I made it! Oh my gosh, I made it.... I walked a 5k... I can't believe it... I thought I was going to fall over. Wanna know what's worse? My dumbass had the car keys, so if for some reason I couldn't do it (like... I dunno, asthma problems, or got hit by a car) the hubs wouldn't be able to get to me easily! Geez!

BUT! I did it! And I didn't die either (bonus points for that one)! I realized something too, while I was walking... first of all... when I walk at work, I have to walk around the building 2 times to get about 3/4 of a mile, or 3 times for a mile. So I thought this task of a 5k would be pretty easy. But when I took off out my door, and walked halfway across town, and had just barely made it a mile, I thought two things... 1. Crap, this is really harder than I thought! and 2. Our town is too shittin' small! 
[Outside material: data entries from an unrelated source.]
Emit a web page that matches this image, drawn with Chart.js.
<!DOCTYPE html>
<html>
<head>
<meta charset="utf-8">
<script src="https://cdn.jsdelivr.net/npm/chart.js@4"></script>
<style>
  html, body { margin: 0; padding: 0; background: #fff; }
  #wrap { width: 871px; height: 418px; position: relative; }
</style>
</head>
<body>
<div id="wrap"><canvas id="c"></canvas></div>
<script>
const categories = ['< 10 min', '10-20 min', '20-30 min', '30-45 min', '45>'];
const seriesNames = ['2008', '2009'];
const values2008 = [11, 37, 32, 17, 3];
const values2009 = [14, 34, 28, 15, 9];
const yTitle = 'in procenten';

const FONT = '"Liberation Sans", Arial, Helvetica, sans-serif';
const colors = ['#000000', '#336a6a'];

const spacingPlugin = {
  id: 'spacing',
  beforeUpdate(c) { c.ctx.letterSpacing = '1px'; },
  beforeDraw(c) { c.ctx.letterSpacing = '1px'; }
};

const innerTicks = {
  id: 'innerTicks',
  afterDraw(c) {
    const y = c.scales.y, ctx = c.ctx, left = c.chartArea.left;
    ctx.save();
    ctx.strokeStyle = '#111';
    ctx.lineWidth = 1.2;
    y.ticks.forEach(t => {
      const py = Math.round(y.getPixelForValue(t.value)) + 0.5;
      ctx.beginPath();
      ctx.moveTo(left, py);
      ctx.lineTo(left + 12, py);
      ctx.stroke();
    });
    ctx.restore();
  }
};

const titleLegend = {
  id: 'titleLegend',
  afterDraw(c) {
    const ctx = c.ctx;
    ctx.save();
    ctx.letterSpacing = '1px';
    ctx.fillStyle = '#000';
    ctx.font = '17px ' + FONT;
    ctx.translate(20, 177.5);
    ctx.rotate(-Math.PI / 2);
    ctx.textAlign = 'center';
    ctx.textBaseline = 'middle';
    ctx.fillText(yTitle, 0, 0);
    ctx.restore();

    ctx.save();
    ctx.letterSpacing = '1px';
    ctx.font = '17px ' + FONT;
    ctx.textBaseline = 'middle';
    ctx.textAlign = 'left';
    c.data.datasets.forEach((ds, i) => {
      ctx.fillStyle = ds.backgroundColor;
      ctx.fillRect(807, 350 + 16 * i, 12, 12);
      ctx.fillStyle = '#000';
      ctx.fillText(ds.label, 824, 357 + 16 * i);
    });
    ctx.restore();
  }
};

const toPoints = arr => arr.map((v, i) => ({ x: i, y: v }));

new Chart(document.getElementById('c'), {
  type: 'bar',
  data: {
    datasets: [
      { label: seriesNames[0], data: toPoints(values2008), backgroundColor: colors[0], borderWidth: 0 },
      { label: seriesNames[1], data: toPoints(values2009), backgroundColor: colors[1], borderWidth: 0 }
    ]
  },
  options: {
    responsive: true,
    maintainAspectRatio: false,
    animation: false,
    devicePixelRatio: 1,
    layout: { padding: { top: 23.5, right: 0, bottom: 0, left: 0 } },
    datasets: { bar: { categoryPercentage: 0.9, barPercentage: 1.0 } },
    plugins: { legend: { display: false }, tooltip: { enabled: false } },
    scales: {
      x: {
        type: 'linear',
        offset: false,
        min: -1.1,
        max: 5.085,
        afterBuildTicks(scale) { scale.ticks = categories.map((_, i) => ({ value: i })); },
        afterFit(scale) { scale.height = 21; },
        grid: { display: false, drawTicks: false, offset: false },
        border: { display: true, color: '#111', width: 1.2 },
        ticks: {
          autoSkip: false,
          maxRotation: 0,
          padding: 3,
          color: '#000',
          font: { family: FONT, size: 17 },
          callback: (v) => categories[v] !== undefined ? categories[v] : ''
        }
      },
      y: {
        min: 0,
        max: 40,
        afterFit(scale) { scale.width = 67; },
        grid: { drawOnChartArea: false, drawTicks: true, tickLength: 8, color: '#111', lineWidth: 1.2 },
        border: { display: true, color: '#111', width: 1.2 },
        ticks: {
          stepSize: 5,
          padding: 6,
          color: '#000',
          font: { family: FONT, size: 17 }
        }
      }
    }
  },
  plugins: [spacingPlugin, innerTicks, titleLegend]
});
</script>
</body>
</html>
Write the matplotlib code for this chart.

So I don't know if you can tell from these pictures, but on the left is the whole town, and on the right is my walk... I basically walked most of the town in 3.5 miles... Sad lol

So, I walked, and walked, and walked.... and eventually I made it. I actually walked a little bit further, because I'm a dingtard, and didn't know how far I should go, since the town is so small, so by the time I made it back to the house, it was actually 3.5 miles. :)

I'm going to recap a few things, for you, but mostly for me, because it's good to see where you've been... 

At the beginning of April, I was so close to giving up, as a matter of fact, I even blogged about it just 20 days ago. My my, how things can change! The day after easter, I started walking while at work during my breaks, one to two times a night, and upped my walking in general at work while on the unit. I made sure to get up and move around. I've been dancing at home, too. I haven't even had any candy in 2 days! So what was my final weigh in for April? 

April 1- 184.2
April 30-181

But honestly, I only started walking a week or so before the end of the month. I'm pretty pleased with that number. I also mentioned in the post where I almost quit that I had wanted to get in about 50 miles last month. Well? How about 57.5?? KABOOM! And the bestest part?? 31.5 of that was from when I started really committing the day after easter. That's 9 days. Ya heard me.... NINE. You know what that means? I can actually do this! Hot Damn!

I'm ready for what this next month will bring. I'm ready for my trip to Mordor and I'm ready to really kick some ass!